Estas informaciones erróneas, amplificadas en gran medida por las redes sociales, se propagan con rapidez y crean un ambiente de desconfianza generalizada, ya que fabrican narrativas negativas para sembrar incertidumbre sobre la integridad de estas personas, debilitando su credibilidad y socavando su influencia.
En este contexto, las fake news, o noticias falsas, se han convertido en una epidemia a nivel mundial y, en efecto, una enfermedad terminal para aquellos que caen en la mira del poder mediático. Luego de ser objeto de una fake, el individuo afectado experimenta una muerte simbólica ante la sociedad que consume dicho contenido, y esa muerte simbólica es, sin duda, la peor de las muertes para las figuras que ostentan ciertos rasgos de liderazgo; un liderazgo que resulta inconveniente para ciertos intereses, aquellos de quienes intercambian favores con esos medios.
El caso de Odila Castillo Bonilla: un ejemplo, entre millones, de manipulación en los medios
La abogada panameña Odila Castillo representa un caso interesante de cómo la manipulación mediática puede impactar la vida de un individuo. Mediante una campaña de difamación, ciertos medios han intentado desestimar su trayectoria tanto profesional como personal. Al emplear tácticas como el cherry picking y la distorsión de la información, estos medios han elaborado una narrativa negativa que persigue destruir su reputación.

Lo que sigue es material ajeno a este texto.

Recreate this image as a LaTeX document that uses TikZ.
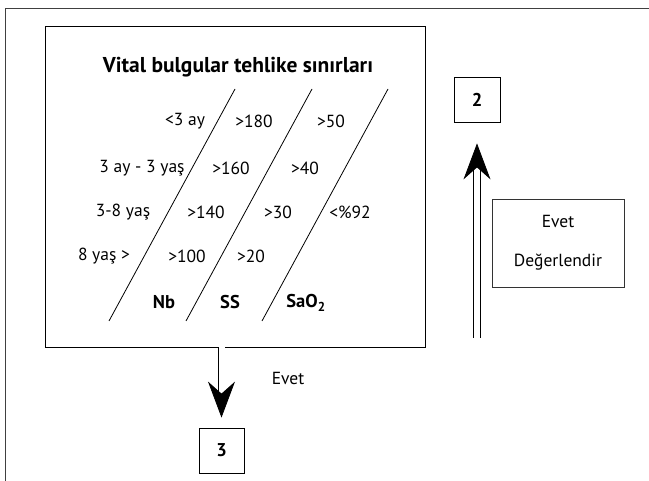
\documentclass[tikz,border=0pt]{standalone}
\usepackage{fontspec}
\setmainfont{PT Sans}
\usetikzlibrary{arrows.meta}

\begin{document}
\begin{tikzpicture}[x=1pt,y=-1pt,line width=0.8pt,
    every node/.style={font=\fontsize{17.5}{21}\selectfont},
    headtxt/.style={font=\fontsize{18.5}{22}\selectfont\bfseries},
    numbox/.style={draw,minimum width=46pt,minimum height=45pt,headtxt},
    dblarrow/.style={double,double distance=6pt,line width=0.8pt,-{Stealth[length=36pt,width=27pt,inset=12pt]}}]

    \useasboundingbox (0,0) rectangle (649,481);

    % outer frame (cut at the right and bottom)
    \draw[black!75] (649,8) -- (5,8) -- (5,481);

    % the table box
    \node[draw,minimum width=380pt,minimum height=321pt] (vital) at (235,186.5) {};
    \node[font=\fontsize{21.5}{25}\selectfont\bfseries] (title) at (238,67) {Vital bulgular tehlike sınırları};

    % slanted separators
    \draw (235,89) -- (109,321);
    \draw (312,89) -- (186,321);
    \draw (388,89) -- (262,321);

    % age groups and limits
    \foreach \px/\py/\txt [count=\i] in {185/121/{<3 ay},254/121/{>180},331/121/{>50},
        142/168/{3 ay - 3 yaş},231/168/{>160},305/168/{>40},
        123/212/{3-8 yaş},206/212/{>140},278/212/{>30},350/212/{<\%92},
        104/256/{8 yaş >},187/256/{>100},251/256/{>20}}
        \node (cell\i) at (\px,\py) {\txt};

    % column heads
    \node[headtxt] (nb) at (164,302) {Nb};
    \node[headtxt] (ss) at (230,302) {SS};
    \node[headtxt] (sao) at (306,303) {SaO\textsubscript{2}};

    % numbered boxes
    \node[numbox] (two) at (477,99.5) {2};
    \node[numbox,minimum width=45pt] (three) at (221.5,450.5) {3};

    % side box
    \node[draw,black!80,text=black,minimum width=132pt,minimum height=88pt,align=center] (evetbox) at (558,243) {Evet\\[18pt]Değerlendir};

    % arrows
    \coordinate (upfoot) at (477,338);
    \draw[dblarrow,shorten >=21pt] (upfoot) -- (two.south);
    \draw[dblarrow,shorten >=10pt] (vital.south -| three.north) -- (three.north);
    \node (evetlbl) at (288,378) {Evet};

\end{tikzpicture}
\end{document}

De tal manera que la propia impunidad de los medios evidencia su práctica manipuladora: en este caso, solo circula información negativa sobre la abogada en la red y no existe acceso a datos sobre su trayectoria profesional. Es evidente, notorio y claro el hecho de que, ¿cómo es posible que una figura, de la que no se conoce su trayectoria, su historia personal, su formación académica, sus opiniones, sus trabajos y logros en el ámbito jurídico, pueda ser reducida a un nombre del cual únicamente se conoce una “acusación” negativa?

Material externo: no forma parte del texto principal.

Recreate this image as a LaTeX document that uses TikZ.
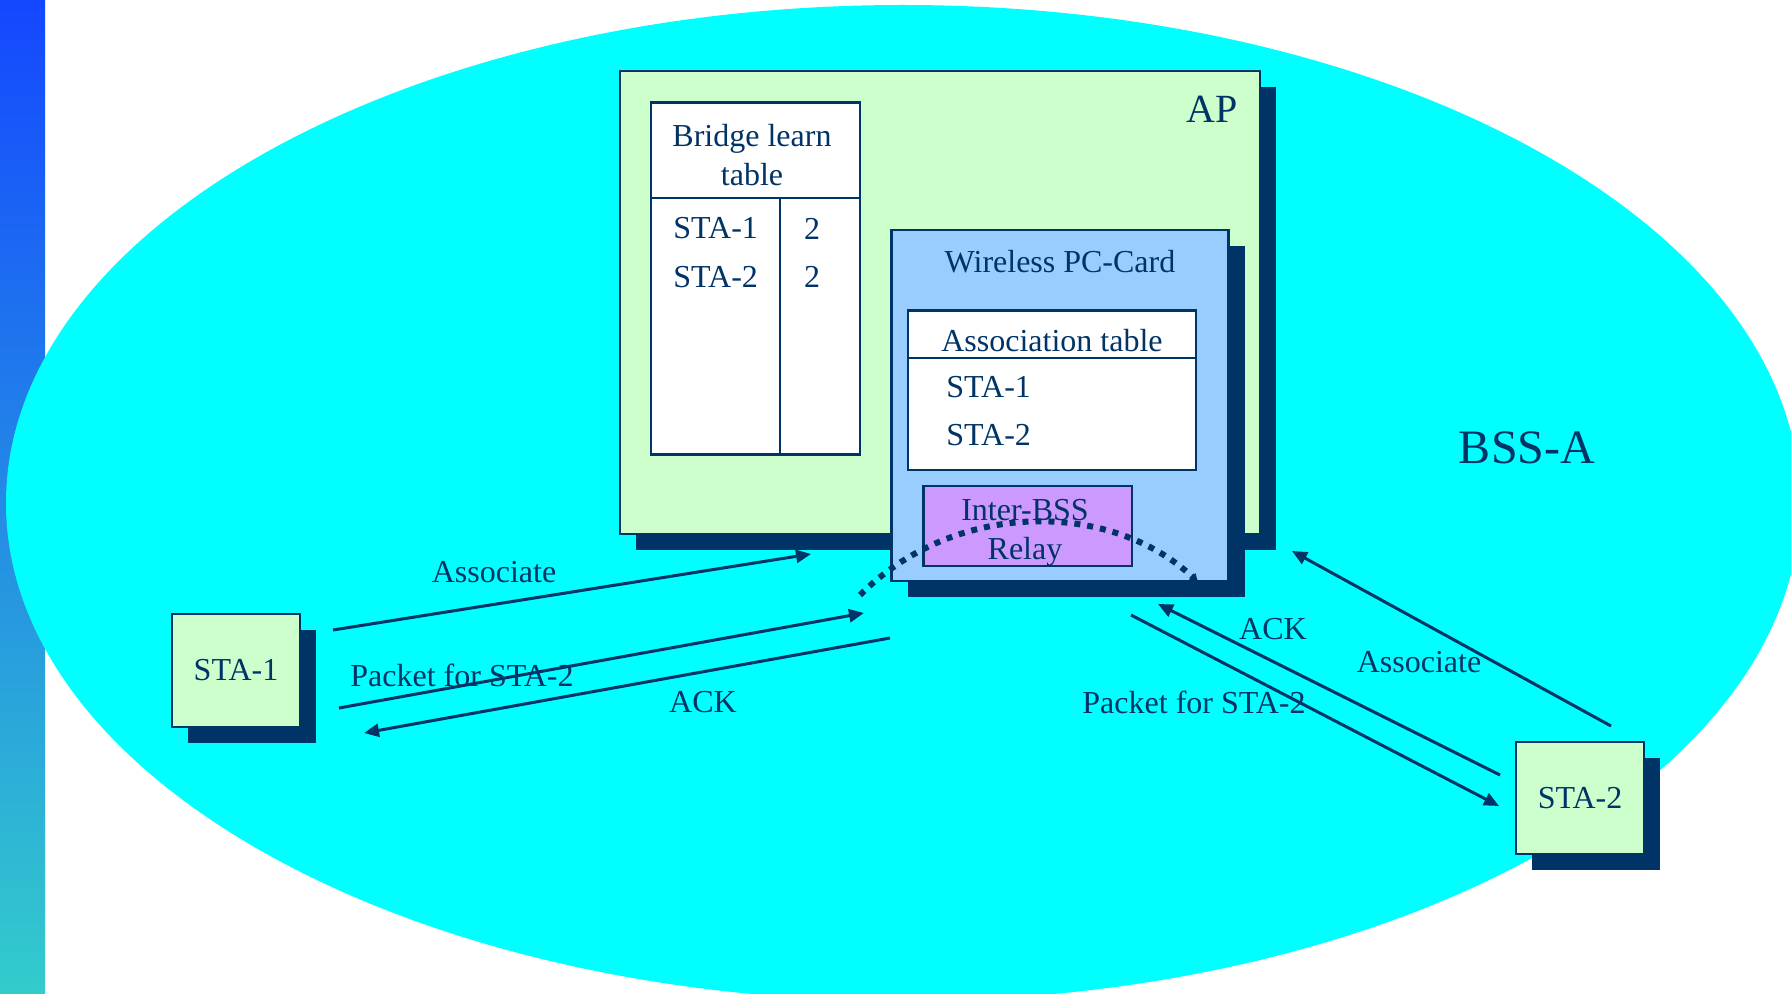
\documentclass[tikz,border=0pt]{standalone}
\usepackage{fontspec}
\setmainfont{Liberation Serif}
\usetikzlibrary{shadows,arrows.meta}
\definecolor{bsscyan}{HTML}{00FFFF}
\definecolor{boxgreen}{HTML}{CCFFCC}
\definecolor{cardblue}{HTML}{99CCFF}
\definecolor{relaypurple}{HTML}{CC99FF}
\definecolor{navy}{HTML}{003366}
\definecolor{bartop}{HTML}{1447FF}
\definecolor{barbottom}{HTML}{33CCCC}

\begin{document}
\begin{tikzpicture}[x=0.5pt, y=-0.5pt,
    box/.style={rectangle, draw=navy, line width=1.2pt, inner sep=0pt, text=navy, align=center, font=\fontsize{16}{18.5}\selectfont},
    shadowed/.style={drop shadow={shadow xshift=8pt, shadow yshift=-8pt, fill=navy, opacity=1}},
    txt/.style={text=navy, inner sep=0pt, font=\fontsize{16}{19.5}\selectfont},
    arrow/.style={-{Triangle[length=7.5pt,width=6.5pt]}, line width=1.5pt, draw=navy},
    relaypath/.style={-{Triangle[length=4pt,width=4.5pt]}, line width=3pt, draw=navy, dash pattern=on 3pt off 3.5pt}
]
\useasboundingbox (0,0) rectangle (1791,994);
\clip (0,0) rectangle (1791,994);
\shade[top color=bartop, bottom color=barbottom] (0,0) rectangle (45,994);
\fill[bsscyan] (903,503) ellipse [x radius=448.5pt, y radius=249pt];
\node[txt, font=\fontsize{24}{28}\selectfont] (bss) at (1527,448) {BSS-A};

% access point
\node[box, shadowed, fill=boxgreen, minimum width=320pt, minimum height=231.5pt] (ap) at (940,302.5) {};
\node[txt, font=\fontsize{20}{24}\selectfont] (aptitle) at (1212,109) {AP};
\node[box, fill=white, minimum width=104.5pt, minimum height=47.75pt] (bhead) at (755.5,150.25) {};
\node[txt, align=center] (btitle) at (752,155) {Bridge learn\\table};
\node[box, fill=white, minimum width=64.5pt, minimum height=128.25pt] (bcol1) at (715.5,326.25) {};
\node[box, fill=white, minimum width=40pt, minimum height=128.25pt] (bcol2) at (820,326.25) {};
\node[txt, anchor=west] (bsta1) at (673,228.5) {STA-1};
\node[txt, anchor=west] (bsta2) at (673,277) {STA-2};
\node[txt] (bport1) at (812,228.5) {2};
\node[txt] (bport2) at (812,277) {2};

% wireless card
\node[box, shadowed, fill=cardblue, minimum width=168.5pt, minimum height=175.5pt] (card) at (1060,405.5) {};
\node[txt] (cardtitle) at (1060,262) {Wireless PC-Card};
\node[box, fill=white, minimum width=144pt, minimum height=23.7pt] (ahead) at (1052,334.3) {};
\node[txt] (atitle) at (1052,341) {Association table};
\node[box, fill=white, minimum width=144pt, minimum height=56pt] (abody) at (1052,414) {};
\node[txt, anchor=west] (asta1) at (946,387) {STA-1};
\node[txt, anchor=west] (asta2) at (946,435.5) {STA-2};
\node[box, fill=relaypurple, minimum width=104.2pt, minimum height=40pt] (relay) at (1027.8,526) {};
\node[txt, align=center] (rtitle) at (1025,533) {Inter-BSS\\Relay};

% stations
\node[box, shadowed, fill=boxgreen, minimum width=64pt, minimum height=56.5pt] (sta1) at (236,670.5) {STA-1};
\node[box, shadowed, fill=boxgreen, minimum width=64pt, minimum height=56pt] (sta2) at (1580,798) {STA-2};

% message ends
\coordinate (s1assoc) at (333,630);
\coordinate (apleft) at (811,554);
\coordinate (s1pkt) at (339,708);
\coordinate (cardleft) at (864,613);
\coordinate (cardack) at (890,638);
\coordinate (s1ack) at (364,733);
\coordinate (s2assoc) at (1611,726);
\coordinate (apright) at (1292,551);
\coordinate (s2ack) at (1500,775);
\coordinate (cardright) at (1158,604);
\coordinate (cardpkt) at (1131,615);
\coordinate (s2pkt) at (1499,806);
\coordinate (relayin) at (860,595);
\coordinate (relayout) at (1198,582);

\draw[arrow] (s1assoc) -- (apleft);
\draw[arrow] (s1pkt) -- (cardleft);
\draw[arrow] (cardack) -- (s1ack);
\draw[arrow] (s2assoc) -- (apright);
\draw[arrow] (s2ack) -- (cardright);
\draw[arrow] (cardpkt) -- (s2pkt);
\draw[relaypath] (relayin) .. controls (955,500) and (1110,500) .. (relayout);

\node[txt] (l1assoc) at (494,572) {Associate};
\node[txt] (l1pkt) at (462,675) {Packet for STA-2};
\node[txt] (l1ack) at (703,702) {ACK};
\node[txt] (l2assoc) at (1419,662) {Associate};
\node[txt] (l2ack) at (1273,629) {ACK};
\node[txt] (l2pkt) at (1194,702) {Packet for STA-2};
\end{tikzpicture}
\end{document}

La manipulación informativa constituye una grave amenaza tanto para la democracia como para la sociedad en su totalidad. Al socavar la confianza en las instituciones y en los medios de comunicación, esta práctica alimenta la polarización y debilita el tejido social. Es esencial que la sociedad civil, los políticos y los propios periodistas colaboren para hacer frente a esta problemática y demandar un periodismo más ético y responsable.